I have bad crabgrass. When should I treat my yard to get rid of it? Also, can I use a spray since a lot of it is on hills and is difficult to use a spreader?
The Gardener’s Answer
Hi, Steve: Crabgrass belongs to the Digitaria genus. Depending on how much it has spread, it can be a challenge to control but it is possible, and understating the life cycle will help you to be successful. This grass is a shallow-rooted, warm-season, annual weed. It sets seed in the fall and then germinates the following spring when the soil temperatures rise between 55-60 degrees Fahrenheit.
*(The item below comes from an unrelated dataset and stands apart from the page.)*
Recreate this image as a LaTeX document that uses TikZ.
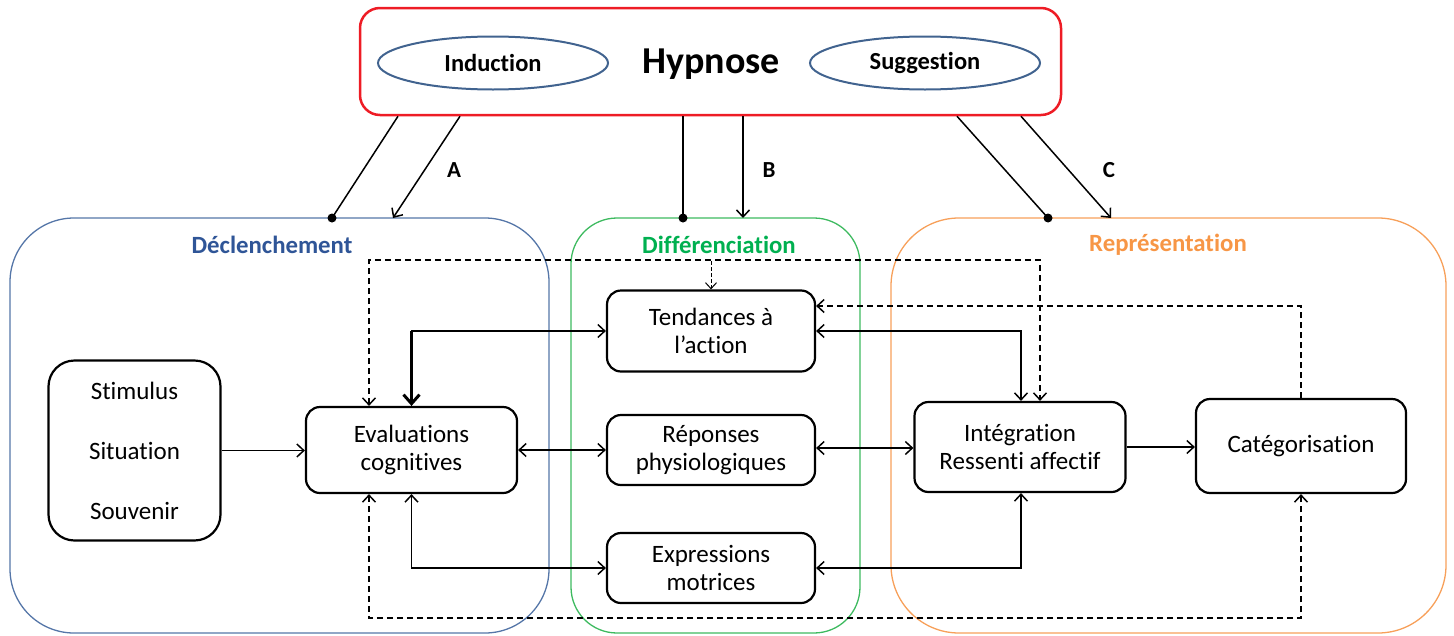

The foliage dies during the winter months so treatment is most successful during the spring just before new growth begins. Timing is essential when it comes to killing crabgrass. Applying a pre-emergent herbicide before the seed germinates is the most effective means of elimination. Pre-emergents are available in both liquid and granular form, so whatever is easier for you to use on your slope is fine. Corn gluten is an organic pre-emergent option but here are other non-organic options as well. Visit your local garden center to see what products they carry. Hand pulling is also an option since this weed does not have an extensive root system but this may be difficult on a hillside. You will want to avoid using a pre-emergent in areas where you have purposely seeded since these products are not selective and will prevent any seed from germinating. Maintaining a healthy lawn is very helpful in eliminating unwanted grasses. Proper fertilization and moisture level help in reducing weeds and competitive grasses from taking over. Mowing at a height of no less than 2 inches will help shade out the crabgrass and encourage the intended turf to thrive.